There were some interesting old household artefacts in the kitchen area but no time to really look at them. I liked this little display set out on an old wooden table.
Having to race round the outside areas was even more disappointing since it was really interesting and I would have loved to spend more time exploring. The photo shows one of the slave cabins - one family in each side. These were much more interesting than the ones at Oak Alley as the Oak Alley slave quarters are reconstructions whereas these are the original buildings which were still being lived in by workers until 1977.
This shows two of the slave cabins each of which had a small vegetable garden, a chicken house and/or a pig pen. Laura also had a slave infirmary so I think that perhaps the slaves here were less harshly treated than was generally the case.
The inside of one of the cabins - there were two rooms here rather than one.
There was a display of pre-Civil War photos of slaves from this plantation, again I would have liked longer to really look at these. However we had to leave for our lunch stop then on to our swamp tour. The less said about lunch the better, I will just say that I'm not used to eating at the sort of place we were taken to and judging from the faces of the others I don't think they were either!!
By the time we arrived at Manchac Swamp it had turned really cold - too cold for alligators unfortunately. The captain of our swamp boat told us that they excavate a depression in the ground and go into a period of dormancy when the temperature falls below a certain level.
The swamp is a surprisingly beautiful and tranquil place though - at least most of the time.
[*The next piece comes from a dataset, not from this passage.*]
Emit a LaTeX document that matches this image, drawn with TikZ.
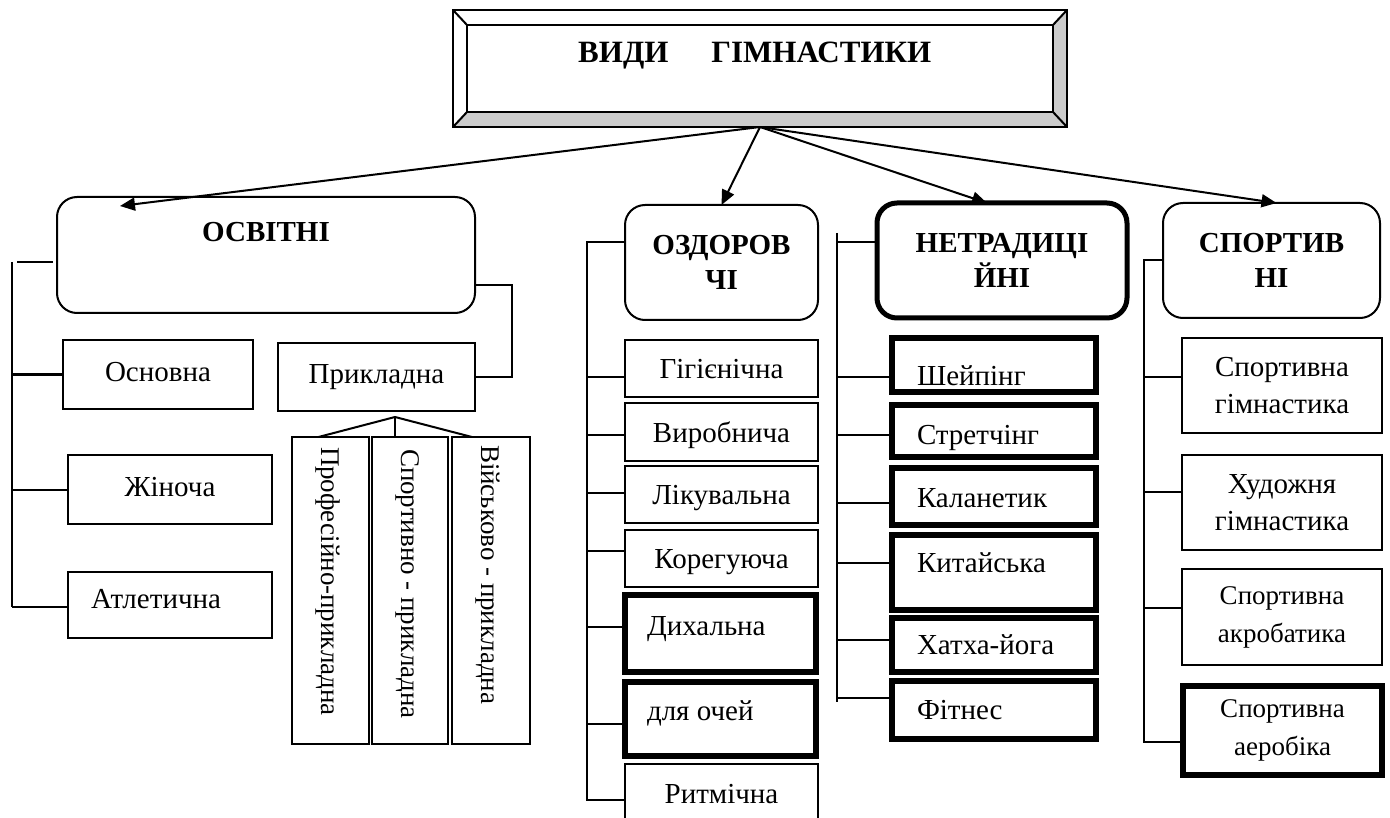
\documentclass[tikz,border=0pt]{standalone}
\usepackage{fontspec}
\setmainfont{Liberation Serif}
\usetikzlibrary{arrows.meta}
\newcommand\myreg{\fontsize{29}{35}\selectfont}
\newcommand\mybold{\fontsize{29}{35}\selectfont\bfseries}
\newcommand\mytwo{\fontsize{29}{37}\selectfont}
\newcommand\mysmall{\fontsize{27}{38}\selectfont}
\newcommand\myvert{\fontsize{27}{32}\selectfont}
\newcommand\mytitle{\fontsize{31}{36}\selectfont\bfseries}
\newcommand\mkbox[7]{\node[#6, minimum width={(#4)-(#2)}, minimum height={(#5)-(#3)}] (#1) at ({((#2)+(#4))/2},{((#3)+(#5))/2}) {#7};}
\tikzset{
  ln/.style={line width=2pt},
  tbox/.style={draw, line width=2pt, inner sep=0pt, outer sep=0pt, font=\myreg, text height=26pt, text depth=6pt},
  lbox/.style={tbox, text depth=12pt},
  mbox/.style={draw, line width=2pt, inner sep=0pt, outer sep=0pt, font=\mytwo, align=center},
  sbox/.style={mbox, font=\mysmall},
  kbox/.style={draw, line width=5.5pt, inner sep=0pt, outer sep=0pt},
  rbox/.style={draw, line width=2pt, rounded corners=20pt, inner sep=0pt, outer sep=0pt, font=\mybold, align=center},
  rkbox/.style={rbox, line width=5pt},
  txt/.style={inner sep=0pt, outer sep=0pt, font=\myreg},
  arr/.style={line width=2pt, -{Triangle[length=15pt,width=13pt]}},
}
\begin{document}
\begin{tikzpicture}[x=1pt,y=-1pt]
\useasboundingbox (0,0) rectangle (1390,818);
% ---------- title ----------
\coordinate (tNW) at (453,10);
\coordinate (tNE) at (1067,10);
\coordinate (tSW) at (453,127);
\coordinate (tSE) at (1067,127);
\mkbox{title}{467}{25}{1053}{112}{draw, ln, inner sep=0pt, outer sep=0pt}{}
\fill[black!20] (title.north east) -- (tNE) -- (tSE) -- (tSW) -- (title.south west) -- (title.south east) -- cycle;
\draw[ln] (tNW) rectangle (tSE);
\draw[ln] (title.north west) rectangle (title.south east);
\draw[ln] (tNW) -- (title.north west);
\draw[ln] (tNE) -- (title.north east);
\draw[ln] (tSW) -- (title.south west);
\draw[ln] (tSE) -- (title.south east);
\node[inner sep=0pt, anchor=base west, font=\mytitle] (titleT) at (578,63) {ВИДИ\hspace{43pt}ГІМНАСТИКИ};
\coordinate (hub) at ([yshift=-15pt]title.south);
% ---------- main categories ----------
\mkbox{osv}{57}{197}{475}{313}{rbox}{}
\node[txt, font=\mybold, anchor=base] (osvT) at (266,242) {ОСВІТНІ};
\mkbox{ozd}{625}{205}{818}{320}{rbox}{ОЗДОРОВ\\ЧІ}
\mkbox{net}{877}{203}{1127}{318}{rkbox}{НЕТРАДИЦІ\\ЙНІ}
\mkbox{spt}{1163}{203}{1380}{318}{rbox}{СПОРТИВ\\НІ}
\draw[arr] (hub) -- ([xshift=63pt,yshift=-9pt]osv.north west);
\draw[arr] (hub) -- (ozd.north);
\draw[arr] (hub) -- ([xshift=-15pt]net.north);
\draw[arr] (hub) -- ([xshift=5pt]spt.north);
% ---------- ОСВІТНІ ----------
\coordinate (lsT) at (12,262);
\coordinate (lsB) at (12,607);
\coordinate (osvA) at (17,262);
\coordinate (osvB) at (53,262);
\mkbox{osn}{63}{340}{253}{409}{lbox}{Основна}
\mkbox{zhin}{68}{455}{272}{524}{lbox}{Жіноча}
\mkbox{atl}{68}{572}{272}{638}{tbox}{}
\node[txt, anchor=base] (atlT) at (156,608) {Атлетична};
\mkbox{prk}{278}{343}{475}{411}{lbox}{Прикладна}
\draw[ln] (lsT) -- (lsB);
\draw[ln] (osvA) -- (osvB);
\draw[ln] (osn.west) -- (osn.west -| lsT);
\draw[ln] (zhin.west) -- (zhin.west -| lsT);
\draw[ln] ([yshift=-2pt]atl.west) -- (lsB);
\draw[ln] (prk.east) -- ++(37,0) |- ([yshift=-30pt]osv.east);
\mkbox{v1}{292}{437}{369}{744}{tbox}{}
\mkbox{v2}{372}{437}{448}{744}{tbox}{}
\mkbox{v3}{452}{437}{530}{744}{tbox}{}
\node[txt, font=\myvert, rotate=-90, anchor=west] (v1T) at (328,447) {Професійно-прикладна};
\node[txt, font=\myvert, rotate=-90, anchor=west] (v2T) at (408,449) {Спортивно - прикладна};
\node[txt, font=\myvert, rotate=-90, anchor=west] (v3T) at (488,445) {Військово - прикладна};
\coordinate (apex) at (395,417);
\draw[ln] (apex) -- ([xshift=-12pt]v1.north);
\draw[ln] (apex) -- ([xshift=-15pt]v2.north);
\draw[ln] (apex) -- ([xshift=-19pt]v3.north);
% ---------- ОЗДОРОВЧІ ----------
\coordinate (osT) at (587,242);
\coordinate (osB) at (587,800);
\mkbox{gig}{625}{340}{818}{397}{tbox}{Гігієнічна}
\mkbox{vyr}{625}{403}{818}{461}{tbox}{Виробнича}
\mkbox{lik}{625}{466}{818}{523}{tbox}{Лікувальна}
\mkbox{kor}{625}{530}{818}{587}{tbox}{Корегуюча}
\mkbox{dyh}{625}{595}{816}{672}{kbox}{}
\node[txt, anchor=base west] (dyhT) at (647,635) {Дихальна};
\mkbox{och}{625}{682}{816}{756}{kbox}{}
\node[txt, anchor=base west] (ochT) at (647,720) {для очей};
\mkbox{ritm}{625}{764}{818}{823}{tbox}{Ритмічна}
\draw[ln] ([yshift=20pt]ozd.west) -- ([yshift=20pt]ozd.west -| osT) -- (osB) -- (osB -| ritm.west);
\draw[ln] ([yshift=-8pt]gig.west) -- ([yshift=-8pt]gig.west -| osT);
\draw[ln] ([yshift=-3pt]vyr.west) -- ([yshift=-3pt]vyr.west -| osT);
\draw[ln] ([yshift=2pt]lik.west) -- ([yshift=2pt]lik.west -| osT);
\draw[ln] ([yshift=8pt]kor.west) -- ([yshift=8pt]kor.west -| osT);
\draw[ln] ([yshift=7pt]dyh.west) -- ([yshift=7pt]dyh.west -| osT);
\draw[ln] ([yshift=-5pt]och.west) -- ([yshift=-5pt]och.west -| osT);
% ---------- НЕТРАДИЦІЙНІ ----------
\coordinate (nsT) at (837,233);
\coordinate (nsB) at (837,702);
\mkbox{shp}{892}{338}{1096}{392}{kbox}{}
\mkbox{str}{892}{405}{1096}{457}{kbox}{}
\mkbox{kal}{892}{468}{1096}{525}{kbox}{}
\mkbox{kit}{892}{535}{1096}{610}{kbox}{}
\mkbox{hat}{892}{618}{1096}{672}{kbox}{}
\mkbox{fit}{892}{681}{1096}{739}{kbox}{}
\node[txt, anchor=base west] (shpT) at (917,385) {Шейпінг};
\node[txt, anchor=base west] (strT) at (917,444) {Стретчінг};
\node[txt, anchor=base west] (kalT) at (917,507) {Каланетик};
\node[txt, anchor=base west] (kitT) at (917,572) {Китайська};
\node[txt, anchor=base west] (hatT) at (917,654) {Хатха-йога};
\node[txt, anchor=base west] (fitT) at (917,719) {Фітнес};
\draw[ln] (nsT) -- (nsB);
\draw[ln] ([yshift=18.5pt]net.west) -- ([yshift=18.5pt]net.west -| nsT);
\draw[ln] ([yshift=-12pt]shp.west) -- ([yshift=-12pt]shp.west -| nsT);
\draw[ln] ([yshift=-4pt]str.west) -- ([yshift=-4pt]str.west -| nsT);
\draw[ln] ([yshift=-6.5pt]kal.west) -- ([yshift=-6.5pt]kal.west -| nsT);
\draw[ln] ([yshift=9.5pt]kit.west) -- ([yshift=9.5pt]kit.west -| nsT);
\draw[ln] ([yshift=5pt]hat.west) -- ([yshift=5pt]hat.west -| nsT);
\draw[ln] ([yshift=12pt]fit.west) -- ([yshift=12pt]fit.west -| nsT);
% ---------- СПОРТИВНІ ----------
\coordinate (ssT) at (1144,262);
\coordinate (ssB) at (1144,742);
\mkbox{sg}{1182}{338}{1382}{433}{mbox}{Спортивна\\гімнастика}
\mkbox{hg}{1182}{455}{1382}{550}{mbox}{Художня\\гімнастика}
\mkbox{sa}{1182}{569}{1382}{665}{sbox}{Спортивна\\акробатика}
\mkbox{sae}{1183}{686}{1382}{775}{sbox, line width=5.5pt}{Спортивна\\аеробіка}
\draw[ln] (spt.west) -- (spt.west -| ssT) -- (ssB) -- (ssB -| sae.west);
\draw[ln] ([yshift=8.5pt]sg.west) -- ([yshift=8.5pt]sg.west -| ssT);
\draw[ln] ([yshift=10.5pt]hg.west) -- ([yshift=10.5pt]hg.west -| ssT);
\draw[ln] ([yshift=9pt]sa.west) -- ([yshift=9pt]sa.west -| ssT);
\end{tikzpicture}
\end{document}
It wasn't very tranquil just here - this graveyard is supposedly haunted! The story is that a Voodoo Queen named Julie Brown lived in the little town of Frenier on the shore of Lake Pontchartrain - the Manchac Swamp separates Lake Pontchartrain from Lake Maurepas. Apparently she used to sit on her front porch singing a song that went ' When I die I'm going to take the whole town with me'. Well, in 1915 she did die and as she was being buried a huge hurricane swept through destroying the town of Frenier and sweeping her coffin and the 50 mourners at her funeral into the Manchac Swamp. The graveyard you see in the photo is where they are all buried in mass graves and the victims still haunt the swamp. I'm glad I didn't know that when we set off!! If you click on the photo to enlarge it you'll see the rough wooden crosses that mark the graves.
Here is one of the only two alligators that we saw - the other was a baby lying on a log and by the time I spotted it we were past so I couldn't get a photo.
A primitive camp which I gather our captain often uses. Like all the captains in this company he is a Cajun and very familiar with and knowledgeable about the wildlife in the area.
This shows very clearly the 'knees' of the cypress trees that grow in the swamp - these help to buttress and stabilize the trees in the soft muddy soil of flood prone places. On the right is the ubiquitous Spanish Moss.
I must say that the swamp itself wasn't at all as I imagined - there is much more open water than I'd expected, I thought we'd be going down narrow channels and be hemmed in by the undergrowth but it isn't like that at all.
Finally the bit that Juliette was really looking forward to - we got to hold a baby alligator! George is 3 years old and will eventually be released back into the wild. He won't be fully adult until he's about 15 years old.
My turn to hold George:) By the way I had a warm sweater on under my flannel shirt, I needed it too! This was a nice way to end what was a really great holiday, the following afternoon we flew back to Savannah and stayed overnight before flying to Washington for our overnight flight back to London. I really hope that one day I shall be able to go back to the Deep South.